Jan. 4, 2012 at 4:52 PM ET
By MyHealthNewsDaily staff
Cancer death rates have continued to decline in both men and women in recent years, according to a new report.
Between 2004 and 2008, cancer death rates decreased by 1.8 percent per year in men, and by 1.6 percent per year in women. Overall cancer incidence rates overall that period declined by 0.6 percent per year in men and were stable in women, according to the report from the American Cancer Society.
However, rates of new cases of a few specific cancers, including pancreatic cancer and melanoma, are on the rise, according to the report.
In 2012, more than 577,000 people will die from cancer in the United States, and more than 1,638,000 people will be diagnosed with the disease, according to estimates in the report.
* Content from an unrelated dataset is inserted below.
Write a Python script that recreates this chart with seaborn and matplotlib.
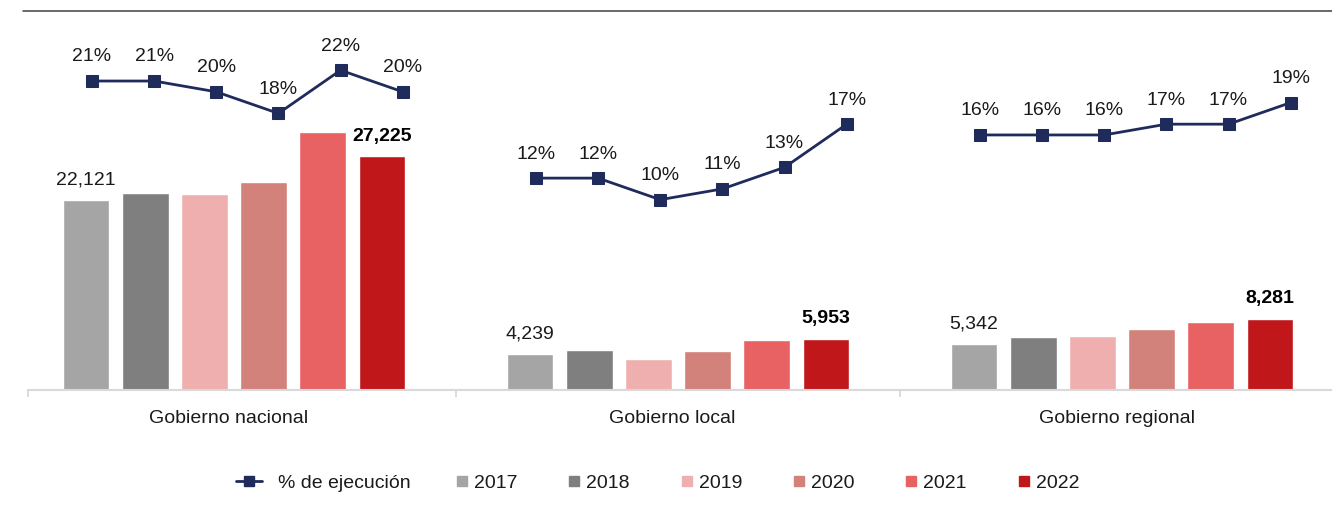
import matplotlib
matplotlib.use("Agg")
import matplotlib.pyplot as plt
import seaborn as sns
import pandas as pd
from matplotlib.lines import Line2D

# ---------------- data ----------------
groups = ["Gobierno nacional", "Gobierno local", "Gobierno regional"]
years = ["2017", "2018", "2019", "2020", "2021", "2022"]
v2017 = [22121, 4239, 5342]
v2018 = [22920, 4650, 6150]
v2019 = [22770, 3650, 6260]
v2020 = [24200, 4550, 7120]
v2021 = [29980, 5830, 7860]
v2022 = [27225, 5953, 8281]
pct_nacional = [21, 21, 20, 18, 22, 20]
pct_local = [12, 12, 10, 11, 13, 17]
pct_regional = [16, 16, 16, 17, 17, 19]
line_label = "% de ejecución"

# ---------------- style ----------------
colors = ["#A5A5A5", "#7F7F7F", "#EFAFAF", "#D3817B", "#E86264", "#C0181A"]
navy = "#1F2B5B"
text_color = "#1A1A1A"

sns.set_style("white")
plt.rcParams["font.family"] = ["Liberation Sans", "DejaVu Sans"]
plt.rcParams["text.color"] = text_color

W, H = 1332, 519
fig = plt.figure(figsize=(W / 100, H / 100), dpi=100)
ax = fig.add_axes([28 / W, 1 - 390 / H, (W - 28) / W, 379 / H])

rows = []
for yr, vals in zip(years, [v2017, v2018, v2019, v2020, v2021, v2022]):
    for g, v in zip(groups, vals):
        rows.append({"group": g, "year": yr, "value": v})
bar_df = pd.DataFrame(rows)

sns.barplot(data=bar_df, x="group", y="value", hue="year", order=groups,
            hue_order=years, palette=colors, saturation=1, width=0.8,
            gap=0.21, errorbar=None, legend=False, ax=ax)

xlim = (-(234 - 28) / 444, 2 + (1332 - 1122) / 444)
ax.set_xlim(*xlim)
ax.set_ylim(0, 379 * 116.35)
ax.set_xlabel("")
ax.set_ylabel("")
ax.set_yticks([])
for s in ["left", "right", "top"]:
    ax.spines[s].set_visible(False)
ax.spines["bottom"].set_color("#D9D9D9")
ax.spines["bottom"].set_linewidth(1.5)

ax.set_xticks([xlim[0] + 0.001, 0.5, 1.5])
ax.set_xticklabels([])
ax.tick_params(axis="x", which="major", length=5, width=1.3, color="#D9D9D9",
               direction="out", bottom=True)
ax.set_xticks([-0.012, 0.988, 1.988], minor=True)
ax.set_xticklabels(groups, minor=True, fontsize=14, color=text_color)
ax.tick_params(axis="x", which="minor", length=0, pad=14.5)

# bar value labels (first and last year)
for k, cont in enumerate(ax.containers):
    if k not in (0, len(years) - 1):
        continue
    for bar in cont:
        x = bar.get_x() + bar.get_width() / 2
        h = bar.get_height()
        ax.annotate(f"{h:,.0f}", (x, h), xytext=(0, 14.4),
                    textcoords="offset points", ha="center", va="center",
                    fontsize=14, color="black" if k else text_color,
                    fontweight="bold" if k else "normal")

# ---------------- line (% de ejecución) ----------------
ax2 = ax.twinx()
lrows = []
for gi, pcts in enumerate([pct_nacional, pct_local, pct_regional]):
    for i, p in enumerate(pcts):
        lrows.append({"group": gi, "pos": gi + (i - 2.5) * 0.14 + 0.03, "pct": p})
line_df = pd.DataFrame(lrows)
sns.lineplot(data=line_df, x="pos", y="pct", units="group", estimator=None,
             color=navy, marker="s", markersize=8.5, markeredgecolor=navy,
             linewidth=2, legend=False, ax=ax2)
ax2.set_ylim(-7.64, 27.49)
ax2.set_xlim(*xlim)
ax2.set_xlabel("")
ax2.set_ylabel("")
ax2.set_yticks([])
for s in ax2.spines.values():
    s.set_visible(False)
for _, r in line_df.iterrows():
    ax2.annotate(f"{int(r['pct'])}%", (r["pos"], r["pct"]), xytext=(0, 17.3),
                 textcoords="offset points", ha="center", va="center",
                 fontsize=14, color=text_color)

# top rule
fig.add_artist(Line2D([22.7 / W, 1.0], [1 - 11 / H, 1 - 11 / H],
                      color="#404040", lw=1.1))

# legends
leg_y = 1 - 483 / H
line_handle = [Line2D([], [], color=navy, lw=2, marker="s", ms=7.5)]
leg1 = fig.legend(line_handle, [line_label], loc="center left",
                  bbox_to_anchor=(236 / W, leg_y), frameon=False, fontsize=14,
                  handlelength=1.35, handletextpad=0.8, borderpad=0,
                  borderaxespad=0)
year_handles = [Line2D([], [], ls="none", marker="s", ms=7.2, color=c) for c in colors]
fig.legend(year_handles, years, loc="center left",
           bbox_to_anchor=(452.3 / W, leg_y), ncol=6, frameon=False,
           fontsize=14, handlelength=1.0, handletextpad=0.12,
           columnspacing=2.42, borderpad=0, borderaxespad=0)

fig.savefig("out.png", dpi=100)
The report is published yearly, and is online today (Jan. 4) in CA: A Cancer Journal for Clinicians.
Other findings include:
A special section of the article focuses on cancers that have been on the rise, including cancers of the pancreas, liver, thyroid and kidney, as well as melanoma, esophageal adenocarcinoma and certain types of oropharyngeal cancer associated with human papillomavirus (HPV) infection.
The reasons for these increases are not entirely known. Part of the increase may be linked to the increasing prevalence of obesity, as well as increases in early detection practices for some cancers. These rising trends will exacerbate the growing cancer burden associated with population expansion and aging, the researchers say.
The report is based on data from the National Cancer Institute and the Centers for Disease Control and Prevention.
The expected numbers of new cancer cases and cancer deaths should be interpreted with caution because these estimates are based on statistical models and may vary considerably from year to year, according to the report.